US and European efforts to see the Security Council approve any resolution against Syria, even one devoid of sanctions, have faced opposition from a range of rising global powers – from Russia and China to India, Brazil, and Turkey. Those countries are unhappy with the way Western powers and NATO interpreted a Security Council resolution on Libya in late February as an open door to military intervention against Libyan leader Muammar Qaddafi.

Colonel Qaddafi, like President Assad now, was ordering the military to attack civilians involved in anti-regime uprisings.

With Russia and China – both veto-wielding permanent members of the Security Council – threatening to stop any resolution, Western efforts stalled. But Sunday’s violence, coming as it did on the eve of the holy month of Ramadan, may have tilted the balance in favor of action, some Security Council analysts believe.
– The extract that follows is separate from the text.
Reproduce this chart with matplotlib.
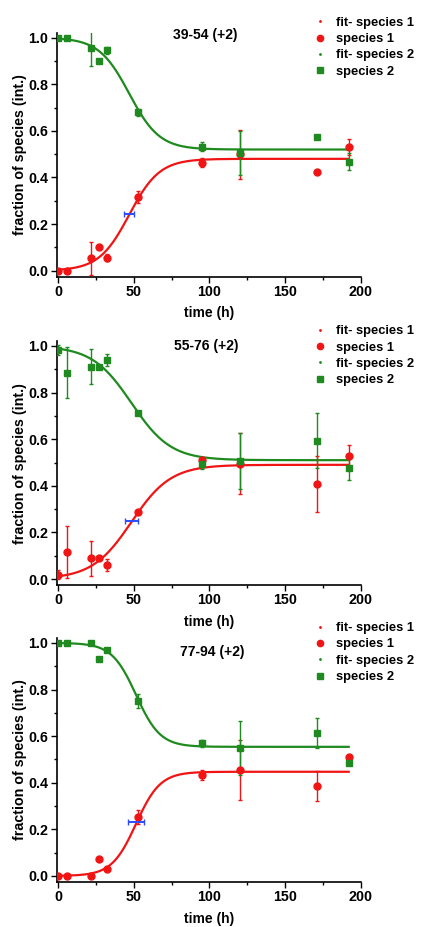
import matplotlib.pyplot as plt
from matplotlib.lines import Line2D
import numpy as np

# tempos de medida (h)
t = [0, 6, 22, 27, 32, 53, 95, 120, 171, 192]

# painel 1: 39-54 (+2)
p1_s1 = [0.0, 0.0, 0.053, 0.10, 0.056, 0.315, 0.463, 0.50, 0.425, 0.532]
p1_s1_err = [0.0, 0.0, 0.07, 0.0, 0.015, 0.025, 0.02, 0.105, 0.0, 0.035]
p1_s2 = [1.0, 1.0, 0.954, 0.90, 0.947, 0.68, 0.532, 0.504, 0.575, 0.468]
p1_s2_err = [0.0, 0.0, 0.074, 0.0, 0.015, 0.015, 0.02, 0.095, 0.0, 0.035]
p1_fit = {'x0': 47.0, 'dx': 10.0, 'a2_s1': 0.48, 'a2_s2': 0.52}
p1_x0_err = 3.3
p1_mid = 0.243

# painel 2: 55-76 (+2)
p2_s1 = [0.019, 0.116, 0.09, 0.09, 0.059, 0.287, 0.51, 0.495, 0.407, 0.526]
p2_s1_err = [0.02, 0.113, 0.075, 0.0, 0.025, 0.0, 0.0, 0.13, 0.12, 0.05]
p2_s2 = [0.983, 0.886, 0.911, 0.911, 0.94, 0.711, 0.493, 0.508, 0.593, 0.478]
p2_s2_err = [0.02, 0.11, 0.076, 0.0, 0.025, 0.0, 0.02, 0.12, 0.118, 0.053]
p2_fit = {'x0': 48.5, 'dx': 13.0, 'a2_s1': 0.49, 'a2_s2': 0.51}
p2_x0_err = 4.5
p2_mid = 0.247

# painel 3: 77-94 (+2)
p3_s1 = [0.0, 0.0, 0.0, 0.071, 0.031, 0.254, 0.433, 0.454, 0.387, 0.511]
p3_s1_err = [0.0, 0.0, 0.0, 0.0, 0.0, 0.03, 0.02, 0.13, 0.065, 0.0]
p3_s2 = [1.0, 1.0, 1.0, 0.93, 0.969, 0.75, 0.569, 0.55, 0.612, 0.486]
p3_s2_err = [0.0, 0.0, 0.0, 0.0, 0.0, 0.03, 0.015, 0.115, 0.065, 0.0]
p3_fit = {'x0': 51.5, 'dx': 8.0, 'a2_s1': 0.447, 'a2_s2': 0.554}
p3_x0_err = 5.0
p3_mid = 0.233

titulos = ['39-54 (+2)', '55-76 (+2)', '77-94 (+2)']
pos_titulo = [(97, 1.01), (98, 1.0), (101.6, 0.963)]

vermelho = '#f01414'
verde = '#1f8a1f'
azul = '#2a4cff'


def boltzmann(x, a1, a2, x0, dx):
    return a2 + (a1 - a2) / (1 + np.exp((x - x0) / dx))


plt.rcParams['font.family'] = 'Liberation Sans'
plt.rcParams['font.weight'] = 'bold'

fig = plt.figure(figsize=(4.22, 9.27), dpi=100)

paineis = [
    (p1_s1, p1_s1_err, p1_s2, p1_s2_err, p1_fit, p1_x0_err, p1_mid, 0.7017),
    (p2_s1, p2_s1_err, p2_s2, p2_s2_err, p2_fit, p2_x0_err, p2_mid, 0.3691),
    (p3_s1, p3_s1_err, p3_s2, p3_s2_err, p3_fit, p3_x0_err, p3_mid, 0.0488),
]

for i, (s1, s1e, s2, s2e, fit, x0e, mid, base) in enumerate(paineis):
    ax = fig.add_axes([0.134, base, 0.721, 0.2627])

    xf = np.linspace(0, 192, 300)
    ax.plot(xf, boltzmann(xf, 0.0, fit['a2_s1'], fit['x0'], fit['dx']),
            color=vermelho, lw=1.6, zorder=3)
    ax.plot(xf, boltzmann(xf, 1.0, fit['a2_s2'], fit['x0'], fit['dx']),
            color=verde, lw=1.6, zorder=3)

    ax.errorbar(t, s1, yerr=s1e, fmt='o', color=vermelho, ms=5,
                elinewidth=1.0, capsize=1.5, zorder=4)
    ax.errorbar(t, s2, yerr=s2e, fmt='s', color=verde, ms=4.2,
                elinewidth=1.0, capsize=1.5, zorder=4)

    # ponto medio do ajuste (x0) com erro
    ax.errorbar([fit['x0']], [mid], xerr=[x0e], fmt='none', ecolor=azul,
                elinewidth=1.4, capsize=2, zorder=5)

    ax.text(pos_titulo[i][0], pos_titulo[i][1], titulos[i], ha='center',
            va='center', fontsize=10, fontweight='bold')

    ax.set_xlim(-1, 200)
    ax.set_ylim(-0.025, 1.02)
    ax.set_xticks([0, 50, 100, 150, 200])
    ax.set_xticks([25, 75, 125, 175], minor=True)
    ax.set_yticks([0.0, 0.2, 0.4, 0.6, 0.8, 1.0])
    ax.set_yticks([0.1, 0.3, 0.5, 0.7, 0.9], minor=True)
    ax.set_yticklabels(['0.0', '0.2', '0.4', '0.6', '0.8', '1.0'])
    ax.tick_params(axis='both', which='major', direction='out', length=4,
                   width=1, labelsize=10.3, pad=2)
    ax.tick_params(axis='both', which='minor', direction='out', length=2.5,
                   width=1)
    for lbl in ax.get_xticklabels() + ax.get_yticklabels():
        lbl.set_fontweight('bold')
    ax.spines['top'].set_visible(False)
    ax.spines['right'].set_visible(False)
    ax.spines['left'].set_linewidth(1.2)
    ax.spines['bottom'].set_linewidth(1.2)
    ax.set_xlabel('time (h)', fontsize=10, fontweight='bold', labelpad=5.5)
    ax.set_ylabel('fraction of species (int.)', fontsize=10.3,
                  fontweight='bold', labelpad=1)

    handles = [
        Line2D([], [], ls='none', marker='.', ms=2, color=vermelho),
        Line2D([], [], ls='none', marker='o', ms=4.5, color=vermelho),
        Line2D([], [], ls='none', marker='.', ms=2, color=verde),
        Line2D([], [], ls='none', marker='s', ms=4, color=verde),
    ]
    nomes = ['fit- species 1', 'species 1', 'fit- species 2', 'species 2']
    topo = base + 0.2627 + 0.023
    ax.legend(handles, nomes, loc='upper left',
              bbox_to_anchor=(0.73, topo), bbox_transform=fig.transFigure,
              frameon=False, handlelength=1.0,
              handletextpad=0.75, labelspacing=0.33, borderaxespad=0,
              prop={'weight': 'bold', 'size': 9.3})

fig.savefig('out.png', dpi=100)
Most notable was a shift in tone from Turkey, which overnight Sunday went from merely disapproving of Assad’s actions to declaring them “unacceptable.”

“Beginning the holy month of Ramadan with bloodshed is unacceptable,” said Turkish President Abdullah Gul, according to the state news agency Anadolu Ajansi. He added that it had become “not possible for us to remain indifferent to this violence,” although he did not specify what kind of action Turkey might consider.

Turkey is a member of NATO but it also has a close relationship and strong economic ties with Syria, and has rejected sanctions in the past.

The European Union (EU) on Monday added five members of the Syrian regime to its list of now 35 Syrian officials targeted by specific economic and diplomatic sanctions.

The US in May announced sanctions against President Assad and six other top officials in the regime. The US could follow the EU and add to the list of officials under American sanctions, but the Obama administration is expected to join its EU partners in pressing for passage of the dormant Security Council resolution on Syria.